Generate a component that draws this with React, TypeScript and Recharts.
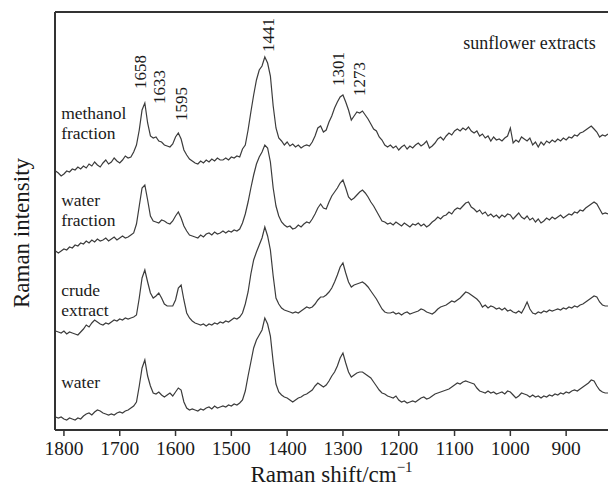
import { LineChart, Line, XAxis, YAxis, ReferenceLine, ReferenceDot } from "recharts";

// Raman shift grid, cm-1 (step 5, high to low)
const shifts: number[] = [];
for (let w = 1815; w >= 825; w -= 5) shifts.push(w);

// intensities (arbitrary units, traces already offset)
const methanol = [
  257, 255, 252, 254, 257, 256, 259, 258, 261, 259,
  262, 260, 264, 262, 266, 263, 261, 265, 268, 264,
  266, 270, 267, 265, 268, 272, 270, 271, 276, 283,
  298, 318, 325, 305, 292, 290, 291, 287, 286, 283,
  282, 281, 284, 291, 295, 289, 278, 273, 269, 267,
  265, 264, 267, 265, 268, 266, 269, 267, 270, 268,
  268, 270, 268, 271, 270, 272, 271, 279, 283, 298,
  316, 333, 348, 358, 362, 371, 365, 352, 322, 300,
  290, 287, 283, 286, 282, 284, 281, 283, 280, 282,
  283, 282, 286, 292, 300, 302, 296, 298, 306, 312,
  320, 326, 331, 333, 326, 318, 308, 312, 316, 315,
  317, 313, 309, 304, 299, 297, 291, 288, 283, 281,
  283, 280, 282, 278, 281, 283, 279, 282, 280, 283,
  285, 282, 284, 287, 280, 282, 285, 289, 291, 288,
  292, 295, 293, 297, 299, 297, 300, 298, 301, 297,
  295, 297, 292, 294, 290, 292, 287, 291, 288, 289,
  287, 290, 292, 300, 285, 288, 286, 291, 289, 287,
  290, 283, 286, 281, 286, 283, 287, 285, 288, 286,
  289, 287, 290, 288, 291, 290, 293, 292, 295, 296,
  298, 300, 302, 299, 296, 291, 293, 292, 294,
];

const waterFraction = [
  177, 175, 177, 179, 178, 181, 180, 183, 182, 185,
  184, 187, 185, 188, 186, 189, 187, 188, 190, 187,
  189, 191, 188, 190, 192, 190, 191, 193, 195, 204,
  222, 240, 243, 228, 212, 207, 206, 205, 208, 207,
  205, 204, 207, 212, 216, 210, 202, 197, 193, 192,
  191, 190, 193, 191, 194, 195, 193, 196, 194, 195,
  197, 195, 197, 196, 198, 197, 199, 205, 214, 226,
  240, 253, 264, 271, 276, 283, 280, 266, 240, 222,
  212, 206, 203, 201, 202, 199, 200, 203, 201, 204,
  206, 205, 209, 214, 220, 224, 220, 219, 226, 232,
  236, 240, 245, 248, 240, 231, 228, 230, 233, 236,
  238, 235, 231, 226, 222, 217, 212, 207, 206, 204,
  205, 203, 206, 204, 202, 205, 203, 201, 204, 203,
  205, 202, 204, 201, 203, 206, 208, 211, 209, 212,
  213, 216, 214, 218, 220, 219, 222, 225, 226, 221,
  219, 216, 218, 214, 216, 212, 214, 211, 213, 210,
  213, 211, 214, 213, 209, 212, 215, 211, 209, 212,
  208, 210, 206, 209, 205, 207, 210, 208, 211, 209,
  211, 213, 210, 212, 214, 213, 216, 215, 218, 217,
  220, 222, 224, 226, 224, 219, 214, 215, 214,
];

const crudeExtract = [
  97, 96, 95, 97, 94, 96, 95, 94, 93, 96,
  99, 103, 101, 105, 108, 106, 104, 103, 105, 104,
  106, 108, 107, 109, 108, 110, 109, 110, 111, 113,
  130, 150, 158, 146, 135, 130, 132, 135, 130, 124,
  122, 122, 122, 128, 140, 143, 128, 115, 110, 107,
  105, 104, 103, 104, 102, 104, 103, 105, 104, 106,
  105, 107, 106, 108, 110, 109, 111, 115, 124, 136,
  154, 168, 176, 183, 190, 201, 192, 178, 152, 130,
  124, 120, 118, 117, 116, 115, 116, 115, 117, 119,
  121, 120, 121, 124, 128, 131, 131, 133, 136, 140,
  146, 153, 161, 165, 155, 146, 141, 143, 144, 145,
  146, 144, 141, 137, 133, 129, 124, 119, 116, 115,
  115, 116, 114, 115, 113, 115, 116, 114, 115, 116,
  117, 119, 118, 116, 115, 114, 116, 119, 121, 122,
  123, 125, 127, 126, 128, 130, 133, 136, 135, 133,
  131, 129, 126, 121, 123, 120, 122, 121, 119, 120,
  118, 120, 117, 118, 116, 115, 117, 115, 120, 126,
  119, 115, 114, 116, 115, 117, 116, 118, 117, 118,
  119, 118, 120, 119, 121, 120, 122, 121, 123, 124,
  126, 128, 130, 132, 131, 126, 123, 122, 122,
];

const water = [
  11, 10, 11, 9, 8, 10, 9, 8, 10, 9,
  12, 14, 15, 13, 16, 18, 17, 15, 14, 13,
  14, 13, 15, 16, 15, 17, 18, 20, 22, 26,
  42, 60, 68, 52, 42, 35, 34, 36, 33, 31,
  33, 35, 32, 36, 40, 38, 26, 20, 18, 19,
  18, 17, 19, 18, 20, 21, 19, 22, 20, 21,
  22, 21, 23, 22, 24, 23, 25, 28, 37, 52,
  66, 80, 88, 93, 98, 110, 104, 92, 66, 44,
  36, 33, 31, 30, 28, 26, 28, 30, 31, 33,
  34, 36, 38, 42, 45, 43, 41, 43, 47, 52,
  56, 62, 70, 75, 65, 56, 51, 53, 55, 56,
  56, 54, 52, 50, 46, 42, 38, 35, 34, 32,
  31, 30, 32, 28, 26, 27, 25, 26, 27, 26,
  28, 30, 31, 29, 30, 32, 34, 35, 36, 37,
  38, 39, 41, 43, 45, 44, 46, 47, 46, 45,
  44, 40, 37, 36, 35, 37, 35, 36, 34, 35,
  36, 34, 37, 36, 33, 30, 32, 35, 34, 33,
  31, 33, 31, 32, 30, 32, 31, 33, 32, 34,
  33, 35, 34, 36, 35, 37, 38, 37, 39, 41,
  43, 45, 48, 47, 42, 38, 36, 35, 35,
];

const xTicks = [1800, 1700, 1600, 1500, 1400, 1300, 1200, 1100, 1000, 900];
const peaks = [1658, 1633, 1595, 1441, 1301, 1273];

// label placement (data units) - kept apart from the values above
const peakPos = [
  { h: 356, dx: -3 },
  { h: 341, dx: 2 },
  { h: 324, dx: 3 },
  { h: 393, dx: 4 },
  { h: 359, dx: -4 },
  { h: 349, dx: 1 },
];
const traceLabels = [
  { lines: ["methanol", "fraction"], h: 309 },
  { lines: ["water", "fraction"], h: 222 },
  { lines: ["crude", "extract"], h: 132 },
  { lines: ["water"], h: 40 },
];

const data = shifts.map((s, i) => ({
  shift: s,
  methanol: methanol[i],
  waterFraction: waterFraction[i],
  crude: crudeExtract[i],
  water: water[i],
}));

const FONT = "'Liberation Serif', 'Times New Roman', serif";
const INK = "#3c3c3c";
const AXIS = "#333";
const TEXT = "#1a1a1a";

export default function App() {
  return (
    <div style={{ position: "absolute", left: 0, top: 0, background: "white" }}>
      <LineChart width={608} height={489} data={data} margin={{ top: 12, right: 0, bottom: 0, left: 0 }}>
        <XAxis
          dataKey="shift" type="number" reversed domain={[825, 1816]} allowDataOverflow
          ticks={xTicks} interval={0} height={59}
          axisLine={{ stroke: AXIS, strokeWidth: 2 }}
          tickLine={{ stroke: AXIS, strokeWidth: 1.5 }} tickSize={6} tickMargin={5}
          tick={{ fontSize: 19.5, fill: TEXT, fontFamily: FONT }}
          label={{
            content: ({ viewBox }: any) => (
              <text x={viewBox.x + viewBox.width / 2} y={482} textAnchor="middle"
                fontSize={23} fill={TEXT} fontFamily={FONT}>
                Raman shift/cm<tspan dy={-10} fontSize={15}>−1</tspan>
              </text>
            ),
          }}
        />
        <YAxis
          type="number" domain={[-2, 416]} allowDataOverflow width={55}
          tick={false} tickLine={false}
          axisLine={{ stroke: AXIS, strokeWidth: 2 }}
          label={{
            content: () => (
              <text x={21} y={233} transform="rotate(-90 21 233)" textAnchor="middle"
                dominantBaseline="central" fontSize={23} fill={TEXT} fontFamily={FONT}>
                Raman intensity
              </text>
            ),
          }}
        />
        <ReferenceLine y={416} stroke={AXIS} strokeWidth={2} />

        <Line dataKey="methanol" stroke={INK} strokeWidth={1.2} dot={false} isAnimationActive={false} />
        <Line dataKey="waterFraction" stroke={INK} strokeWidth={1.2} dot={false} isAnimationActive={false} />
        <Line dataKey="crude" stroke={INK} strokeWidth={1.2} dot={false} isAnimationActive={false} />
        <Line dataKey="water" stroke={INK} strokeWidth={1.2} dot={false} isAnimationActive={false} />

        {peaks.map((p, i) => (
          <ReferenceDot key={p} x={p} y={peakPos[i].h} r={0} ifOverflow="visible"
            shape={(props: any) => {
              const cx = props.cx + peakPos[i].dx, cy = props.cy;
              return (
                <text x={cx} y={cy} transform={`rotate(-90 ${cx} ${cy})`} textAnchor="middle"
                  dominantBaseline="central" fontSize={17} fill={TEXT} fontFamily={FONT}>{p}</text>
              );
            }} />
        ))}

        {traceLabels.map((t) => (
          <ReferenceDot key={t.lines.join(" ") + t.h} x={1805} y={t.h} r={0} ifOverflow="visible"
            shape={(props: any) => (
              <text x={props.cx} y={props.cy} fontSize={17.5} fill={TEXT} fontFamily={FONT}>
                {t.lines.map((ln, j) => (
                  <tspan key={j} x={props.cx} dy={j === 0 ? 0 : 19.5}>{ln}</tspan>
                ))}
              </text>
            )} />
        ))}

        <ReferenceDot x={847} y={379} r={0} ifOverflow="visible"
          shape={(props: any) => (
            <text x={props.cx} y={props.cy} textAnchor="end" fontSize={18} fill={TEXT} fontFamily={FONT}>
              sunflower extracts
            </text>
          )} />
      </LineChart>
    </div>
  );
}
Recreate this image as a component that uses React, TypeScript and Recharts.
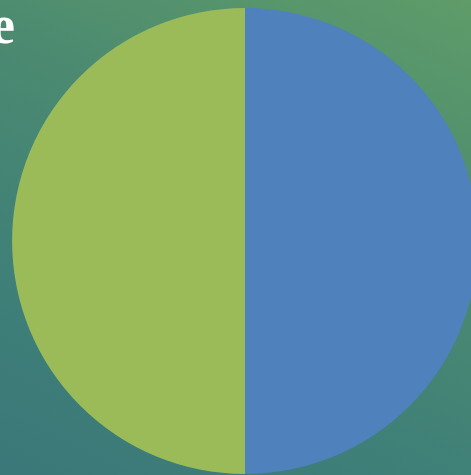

| Problem |
Copy nothing but the lines from the top of the material through the line holding "for (let w = 1815;", exactly as written; omit pictures.

| Response |
Generate a component that draws this with React, TypeScript and Recharts.
import { LineChart, Line, XAxis, YAxis, ReferenceLine, ReferenceDot } from "recharts";

// Raman shift grid, cm-1 (step 5, high to low)
const shifts: number[] = [];
for (let w = 1815; w >= 825; w -= 5) shifts.push(w);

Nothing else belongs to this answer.